By Dan Gross
Pianist-composer Bill Dobbins has been an esteemed member of Eastman’s jazz faculty twice: from 1973 to 1994, and again from 2002 to the present. He is now Professor of Jazz Studies and Contemporary Media, as well as conductor of the Eastman Jazz Ensemble and Eastman Studio Orchestra. His Eastman career has spanned virtually the entire history of jazz at the school, and he worked alongside such revered figures as Rayburn Wright, Fred Sturm, Chuck Mangione, and others.
On May 3, 2017, he celebrated his 70th birthday with a solo recital in Hatch Hall. Shortly afterwards, we caught up with Bill Dobbins in a wide-ranging chat about his life, jazz at Eastman, and jazz in general. This is Part I of our interview.
You started here in 1973. What were the early days of the Eastman Jazz Department like, and what was your role here?
A lot of things were started in the ‘60s by Chuck Mangione, who already had a big band and a course in improvisation here. Then, around 1970, Chuck did a concert with the Rochester Philharmonic Orchestra that featured his music arranged for orchestra, with some singers and well-known musicians from this area involved. The LP was released by Mercury Records [Friends and Love, 1970], so Chuck decided to leave his instructor position he had here, and try to make it, which he did.
When Ray Wright [who started teaching at Eastman in 1970] had this idea of starting a master’s degree program, I ended up getting hired for this new master’s degree program. Ray would cover the writing curriculum, but he needed someone to work with the small groups and work with the second band, and to cover the jazz history, harmony, and improvisation courses. That’s what I was hired to do in 1973.
Tell us more about Ray Wright and the famous summer Arranger’s Holidays.
Ray Wright was in the Glenn Miller Orchestra after Glenn Miller died; he was in the trombone section and did a lot of arranging for them, and when he got off the road, he settled in New York. He ended up as a staff arranger for Radio City Music Hall, working his way up to chief arranger and director of the orchestra.
Don Hunsberger [professor emeritus and former director of the Eastman Wind Ensemble; a friend of Ray Wright’s]– and maybe some other people as well – eventually talked Ray into beginning these “Arranger’s Holiday” programs, coming up during the summer with Manny Albam. I’m not sure when Ray and Manny got to know each other, but Manny was really one of the important big band arrangers; he wrote for dozens of bands that all the major labels were recording in the ‘50s and ‘60s, and for a lot of the famous road bands, including Buddy Rich and Woody Herman.

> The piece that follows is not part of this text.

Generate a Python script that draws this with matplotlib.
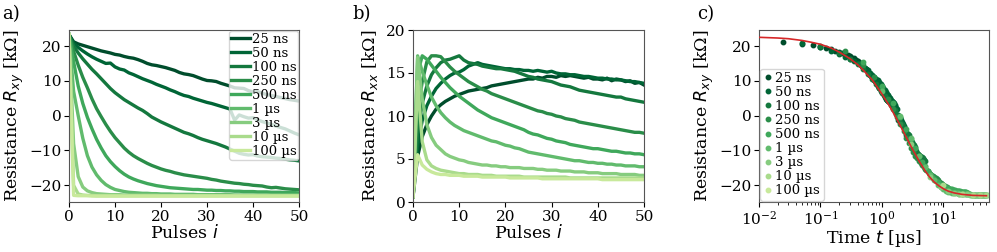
import numpy as np
import matplotlib
matplotlib.use("Agg")
import matplotlib.pyplot as plt

plt.rcParams['font.family'] = ['DejaVu Serif']
plt.rcParams['mathtext.fontset'] = 'dejavusans'

labels = ["25 ns", "50 ns", "100 ns", "250 ns", "500 ns", "1 µs", "3 µs", "10 µs", "100 µs"]
durations_us = [0.025, 0.05, 0.1, 0.25, 0.5, 1.0, 3.0, 10.0, 100.0]
pulses = list(range(51))

rxy_25ns = [23.3, 21.2, 20.6, 20.2, 19.8, 19.4, 19.0, 18.6, 18.3, 18.0, 17.6,
            17.4, 17.0, 16.7, 16.5, 16.1, 15.6, 15.0, 14.6, 14.4, 14.1,
            13.8, 13.4, 13.0, 12.4, 12.0, 11.8, 11.5, 11.0, 10.5, 10.1,
            10.0, 9.8, 9.3, 8.9, 8.5, 8.0, 7.9, 7.8, 7.2, 6.8,
            6.9, 6.5, 6.0, 5.8, 5.5, 5.2, 4.9, 4.6, 4.4, 4.2]
rxy_50ns = [23.3, 20.8, 19.6, 18.6, 17.7, 16.9, 16.2, 15.6, 15.0, 15.1, 14.0,
            13.4, 13.1, 12.3, 11.8, 11.2, 10.6, 10.1, 9.6, 9.0, 8.5,
            8.0, 7.4, 6.9, 6.3, 5.8, 5.5, 5.0, 4.6, 4.2, 3.8,
            3.5, 3.1, 2.7, 2.3, 1.9, -1.3, 0.2, -0.3, -0.7, -0.6,
            -1.2, -1.7, -2.1, -2.5, -3.0, -3.4, -3.8, -4.4, -5.0, -5.5]
rxy_100ns = [23.3, 20.0, 18.0, 16.3, 14.8, 13.3, 12.0, 10.6, 9.2, 7.8, 6.6,
             5.6, 4.6, 3.8, 3.0, 2.2, 1.5, 0.6, -0.4, -1.1, -1.8,
             -2.4, -3.0, -3.6, -4.2, -4.8, -5.2, -5.7, -6.3, -6.8, -7.2,
             -7.6, -8.0, -8.5, -9.0, -9.6, -10.2, -10.8, -11.1, -11.3, -11.2,
             -11.6, -11.8, -11.9, -12.0, -12.2, -12.3, -12.5, -12.7, -12.8, -13.0]
rxy_250ns = [23.3, 18.5, 14.5, 11.0, 8.0, 4.8, 2.0, -0.3, -2.5, -4.5, -6.3,
             -7.8, -9.3, -10.5, -11.5, -12.3, -13.0, -13.7, -14.3, -14.8, -15.3,
             -15.7, -16.0, -16.4, -16.7, -17.0, -17.2, -17.4, -17.6, -17.8, -18.0,
             -18.3, -18.5, -18.8, -19.0, -19.2, -19.4, -19.5, -19.7, -19.8, -20.0,
             -20.1, -20.2, -20.5, -20.7, -20.6, -20.8, -21.0, -21.1, -21.2, -21.3]
rxy_500ns = [23.3, 15.5, 8.5, 3.5, -0.5, -3.8, -6.8, -9.3, -11.5, -13.2, -14.6,
             -15.8, -16.8, -17.6, -18.2, -18.7, -19.1, -19.5, -19.8, -20.1, -20.3,
             -20.5, -20.7, -20.8, -20.9, -21.0, -21.1, -21.2, -21.2, -21.3, -21.4,
             -21.4, -21.5, -21.5, -21.6, -21.6, -21.7, -21.7, -21.8, -21.8, -21.8,
             -21.9, -21.9, -21.9, -22.0, -22.0, -22.0, -22.1, -22.1, -22.1, -22.2]
rxy_1us = [23.3, 7.0, 0.0, -6.5, -11.5, -14.8, -17.0, -18.6, -19.8, -20.6, -21.2,
           -21.5, -21.8, -22.0, -22.1, -22.2, -22.3, -22.3, -22.4, -22.4, -22.5,
           -22.5, -22.5, -22.6, -22.6, -22.6, -22.6, -22.6, -22.7, -22.7, -22.7,
           -22.7, -22.7, -22.7, -22.7, -22.7, -22.8, -22.8, -22.8, -22.8, -22.8,
           -22.8, -22.8, -22.8, -22.8, -22.8, -22.8, -22.8, -22.8, -22.8, -22.8]
rxy_3us = [23.3, -8.0, -17.5, -20.5, -21.6, -22.1, -22.4, -22.5, -22.6, -22.7, -22.7,
           -22.7, -22.8, -22.8, -22.8, -22.8, -22.8, -22.8, -22.8, -22.8, -22.9,
           -22.9, -22.9, -22.9, -22.9, -22.9, -22.9, -22.9, -22.9, -22.9, -22.9,
           -22.9, -22.9, -22.9, -22.9, -22.9, -22.9, -22.9, -22.9, -22.9, -22.9,
           -22.9, -22.9, -22.9, -22.9, -22.9, -22.9, -22.9, -22.9, -22.9, -22.9]
rxy_10us = [23.3, -20.0, -22.5, -22.8, -22.9, -22.9, -23.0, -23.0, -23.0, -23.0, -23.0,
            -23.0, -23.0, -23.0, -23.0, -23.0, -23.0, -23.0, -23.0, -23.0, -23.0,
            -23.0, -23.0, -23.0, -23.0, -23.0, -23.0, -23.0, -23.0, -23.0, -23.0,
            -23.0, -23.0, -23.0, -23.0, -23.0, -23.0, -23.0, -23.0, -23.0, -23.0,
            -23.0, -23.0, -23.0, -23.0, -23.0, -23.0, -23.0, -23.0, -23.0, -23.0]
rxy_100us = [23.3, -22.9, -23.0, -23.0, -23.0, -23.1, -23.1, -23.1, -23.1, -23.1, -23.1,
             -23.1, -23.1, -23.1, -23.1, -23.1, -23.1, -23.1, -23.1, -23.1, -23.1,
             -23.1, -23.1, -23.1, -23.1, -23.1, -23.1, -23.1, -23.1, -23.1, -23.1,
             -23.1, -23.1, -23.1, -23.1, -23.1, -23.1, -23.1, -23.1, -23.1, -23.1,
             -23.1, -23.1, -23.1, -23.1, -23.1, -23.1, -23.1, -23.1, -23.1, -23.1]

rxx_25ns = [0.6, 5.3, 7.6, 9.0, 10.0, 10.8, 11.3, 11.7, 12.0, 12.3, 12.5,
            12.7, 12.9, 13.0, 13.1, 13.2, 13.3, 13.5, 13.6, 13.7, 13.8,
            13.9, 14.0, 14.1, 14.2, 14.3, 14.3, 14.5, 14.4, 14.6, 14.6,
            14.5, 14.7, 14.6, 14.7, 14.6, 14.5, 14.4, 14.5, 14.3, 14.3,
            14.2, 14.4, 14.1, 14.3, 14.2, 14.0, 14.1, 13.8, 13.9, 13.6]
rxx_50ns = [0.6, 6.5, 9.5, 11.2, 12.3, 13.2, 13.8, 14.3, 14.7, 15.0, 15.1,
            15.4, 15.8, 16.0, 16.2, 16.0, 15.9, 15.8, 15.7, 15.6, 15.5,
            15.5, 15.4, 15.4, 15.3, 15.3, 15.2, 15.3, 15.2, 15.1, 15.2,
            15.0, 14.9, 14.9, 14.8, 14.8, 14.7, 14.6, 14.6, 14.5, 14.4,
            14.4, 14.3, 14.3, 14.2, 14.2, 14.1, 14.0, 14.0, 13.9, 13.8]
rxx_100ns = [0.6, 8.0, 11.5, 13.5, 14.8, 15.6, 16.2, 16.5, 16.6, 16.8, 17.0,
             16.5, 16.2, 16.1, 16.0, 15.8, 15.7, 15.6, 15.5, 15.5, 15.4,
             15.3, 15.2, 15.0, 14.8, 14.6, 14.5, 14.3, 14.2, 14.1, 14.0,
             13.8, 13.6, 13.5, 13.4, 13.2, 13.0, 12.9, 12.8, 12.7, 12.6,
             12.5, 12.4, 12.3, 12.2, 12.2, 12.0, 11.9, 11.8, 11.7, 11.6]
rxx_250ns = [0.6, 10.5, 14.0, 16.3, 17.0, 17.0, 16.9, 16.3, 15.7, 15.2, 14.8,
             14.4, 14.0, 13.7, 13.4, 13.1, 12.9, 12.6, 12.4, 12.2, 12.0,
             11.8, 11.6, 11.4, 11.2, 11.0, 10.8, 10.6, 10.5, 10.3, 10.2,
             10.0, 9.9, 9.7, 9.6, 9.5, 9.3, 9.2, 9.1, 9.0, 8.9,
             8.8, 8.7, 8.6, 8.5, 8.4, 8.3, 8.2, 8.1, 8.1, 8.0]
rxx_500ns = [0.6, 15.0, 17.0, 16.6, 15.9, 15.2, 14.5, 13.9, 13.3, 12.8, 12.3,
             11.9, 11.5, 11.1, 10.7, 10.4, 10.1, 9.8, 9.6, 9.4, 9.2,
             9.0, 8.8, 8.6, 8.4, 8.1, 7.9, 7.8, 7.6, 7.4, 7.3,
             7.1, 7.0, 6.9, 6.7, 6.6, 6.5, 6.4, 6.3, 6.2, 6.2,
             6.1, 6.0, 5.9, 5.9, 5.8, 5.7, 5.7, 5.6, 5.6, 5.5]
rxx_1us = [0.6, 17.0, 15.2, 13.6, 12.2, 11.2, 10.4, 9.8, 9.3, 8.9, 8.6,
           8.3, 8.1, 7.9, 7.7, 7.5, 7.3, 7.1, 7.0, 6.8, 6.6,
           6.5, 6.3, 6.2, 6.0, 5.8, 5.7, 5.6, 5.5, 5.4, 5.3,
           5.2, 5.1, 5.0, 4.9, 4.8, 4.8, 4.7, 4.6, 4.6, 4.5,
           4.5, 4.4, 4.4, 4.3, 4.3, 4.2, 4.2, 4.2, 4.1, 4.1]
rxx_3us = [0.6, 16.8, 12.0, 9.0, 7.5, 6.6, 6.1, 5.6, 5.3, 5.1, 4.9,
           4.8, 4.6, 4.5, 4.4, 4.3, 4.3, 4.2, 4.2, 4.1, 4.1,
           4.0, 4.0, 4.0, 3.9, 3.9, 3.9, 3.8, 3.8, 3.7, 3.7,
           3.7, 3.6, 3.6, 3.6, 3.5, 3.5, 3.5, 3.4, 3.4, 3.4,
           3.3, 3.3, 3.3, 3.3, 3.2, 3.2, 3.2, 3.2, 3.1, 3.1]
rxx_10us = [0.6, 14.0, 7.0, 4.9, 4.2, 3.9, 3.7, 3.6, 3.5, 3.4, 3.3,
            3.3, 3.2, 3.2, 3.2, 3.1, 3.1, 3.1, 3.0, 3.0, 3.0,
            3.0, 3.0, 3.0, 2.9, 2.9, 2.9, 2.9, 2.9, 2.9, 2.9,
            2.9, 2.9, 2.9, 2.8, 2.8, 2.8, 2.8, 2.8, 2.8, 2.8,
            2.8, 2.8, 2.8, 2.8, 2.8, 2.8, 2.8, 2.8, 2.8, 2.8]
rxx_100us = [0.6, 5.5, 4.3, 3.8, 3.5, 3.3, 3.2, 3.2, 3.1, 3.1, 3.1,
             3.0, 3.0, 3.0, 3.0, 2.9, 2.9, 2.9, 2.9, 2.9, 2.9,
             2.8, 2.8, 2.8, 2.8, 2.8, 2.8, 2.8, 2.7, 2.7, 2.7,
             2.7, 2.7, 2.7, 2.7, 2.7, 2.7, 2.7, 2.7, 2.7, 2.7,
             2.6, 2.6, 2.6, 2.6, 2.6, 2.6, 2.6, 2.6, 2.6, 2.6]

fit_t = [0.01, 0.02, 0.03, 0.05, 0.07, 0.1, 0.15, 0.2, 0.3, 0.4, 0.5, 0.7, 1.0, 1.3,
         1.6, 2.0, 2.5, 3.0, 4.0, 5.0, 6.0, 7.0, 8.5, 10, 12, 15, 20, 30, 50]
fit_R = [22.5, 22.3, 22.1, 21.6, 21.1, 20.5, 19.4, 18.3, 16.4, 14.7, 13.0, 10.2, 6.2, 3.0,
         0.2, -3.0, -6.3, -9.0, -13.0, -15.8, -17.7, -19.0, -20.2, -21.0, -21.7, -22.2, -22.6, -22.9, -23.0]

rxy_all = [rxy_25ns, rxy_50ns, rxy_100ns, rxy_250ns, rxy_500ns, rxy_1us, rxy_3us, rxy_10us, rxy_100us]
rxx_all = [rxx_25ns, rxx_50ns, rxx_100ns, rxx_250ns, rxx_500ns, rxx_1us, rxx_3us, rxx_10us, rxx_100us]

colors = plt.cm.YlGn(np.linspace(0.97, 0.3, 9))

fig = plt.figure(figsize=(9.97, 2.52), dpi=100)
H = 252.0
W = 997.0
def box(x0, x1, y0, y1):
    return [x0 / W, 1 - y1 / H, (x1 - x0) / W, (y1 - y0) / H]

axa = fig.add_axes(box(69, 299, 30, 202))
axb = fig.add_axes(box(413, 644, 30, 202))
axc = fig.add_axes(box(759, 989, 30, 202))

lw = 2.4
for k in range(9):
    axa.plot(pulses, rxy_all[k], color=colors[k], lw=lw, label=labels[k])
    axb.plot(pulses, rxx_all[k], color=colors[k], lw=lw, label=labels[k])
    t = np.array(pulses[1:]) * durations_us[k]
    axc.plot(t, rxy_all[k][1:], 'o', ms=3.2, color=colors[k], label=labels[k], lw=0)

axc.plot(fit_t, fit_R, color='#d62728', lw=1.2, zorder=5)

lab_fs = 12.5
for ax in (axa, axb):
    ax.set_xlim(0, 50)
    ax.set_xlabel(r"Pulses $i$", fontsize=lab_fs, labelpad=0)
axa.set_ylim(-24.8, 24.6)
axc.set_ylim(-24.8, 24.6)
axb.set_ylim(0, 20)
axa.set_ylabel(r"Resistance $R_{xy}$ [kΩ]", fontsize=lab_fs, labelpad=2)
axb.set_ylabel(r"Resistance $R_{xx}$ [kΩ]", fontsize=lab_fs, labelpad=4)
axc.set_ylabel(r"Resistance $R_{xy}$ [kΩ]", fontsize=lab_fs, labelpad=2)
axc.set_xscale('log')
axc.set_xlim(1e-2, 55)
axc.set_xlabel(r"Time $t$ [µs]", fontsize=lab_fs, labelpad=0)
axa.set_yticks([-20, -10, 0, 10, 20])
axc.set_yticks([-20, -10, 0, 10, 20])
axb.set_yticks([0, 5, 10, 15, 20])

for ax in (axa, axb, axc):
    ax.tick_params(labelsize=11, length=3.5, width=0.8, pad=2)
    for s in ax.spines.values():
        s.set_color('#555555')

leg = axa.legend(loc='upper right', fontsize=9.5, handlelength=1.45, handletextpad=0.1,
                 labelspacing=0.08, borderpad=0.15, borderaxespad=0.05, framealpha=0.8,
                 fancybox=True)
leg2 = axc.legend(loc='lower left', fontsize=9.5, handlelength=0.6, handletextpad=0.3,
                  labelspacing=0.08, borderpad=0.25, borderaxespad=0.1, framealpha=0.8,
                  markerscale=1.0)

fig.text(2 / W, 1 - 14 / H, "a)", fontsize=13, va='center')
fig.text(352 / W, 1 - 14 / H, "b)", fontsize=13, va='center')
fig.text(697 / W, 1 - 14 / H, "c)", fontsize=13, va='center')

fig.savefig("out.png", dpi=100)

Ray and Manny were really good friends, and they started coming up in the late ‘50s, and I think their first Arranger’s Holiday guest was an African drummer named Babatunde Olatunji. They had guest artists every summer, and they ranged from singers like Carmen McRae and Sarah Vaughan to instrumentalists like Dave Brubeck, Duke Ellington, Hank Jones, Bob Brookmeyer, Phil Woods, J.J. Johnson… all the big names.
During the three weeks of the Arranger’s Holiday, in the morning students would have class sessions with Ray and Manny, and in the afternoon they would meet in Eastman Theatre with a professional big band, a small studio orchestra or a large studio orchestra, a film scoring group, a jazz ensemble (which was mostly current Eastman students and a few alums). And all of the members of the studio orchestra, the strings and percussionists mostly, were members of the Rochester Philharmonic.
The purpose of these sessions was for the ensembles to read the music that students were writing in the classes. Then at the end of the third week, they put on a concert. The first half was stuff students had written, and the second half featured the guest artist.
[In the late 1950’s, Eastman invited Wright to start a summer workshop for arrangers — the first time a jazz class had ever been officially offered at the School. The summertime Arranger’s Workshops became eagerly anticipated annual events, eventually growing into Arranger’s Holidays. By the late ‘60s and early 70’s, their popular closing concerts featured big-name performers like Duke Ellington, Dave Brubeck, Carmen McRae, Mel Tormé, and Marian McPartland. With Wright’s unprecedented emphasis on providing students with writing and arranging experience, Eastman became the place for bandleaders, artists, and television and film producers to contact for fresh material.]
When Ray had this idea of starting a master’s degree program, I ended up getting hired for this new master’s degree program. Ray Wright would cover the writing curriculum, but he needed someone to work with the small groups and work with the second band, and to cover the jazz history, harmony, and improvisation courses. That’s what I was hired to do in 1973.
By the summer of 1989, when Ray was diagnosed with brain cancer [he died in 1990], he realized that he wasn’t able to do the Arranger’s Holiday the following year. We tried to keep it going with Bill Holman and Manny, but even before Ray became ill, enrollment had dropped. There were already a number of comparative programs that weren’t as long or as expensive, so unfortunately we shut it down. It was an expensive proposition to have a group like that on stage for three hours, for maybe twelve of those fifteen days, to read this new music. It was a totally unique thing; I don’t know anything that ever existed quite on that level.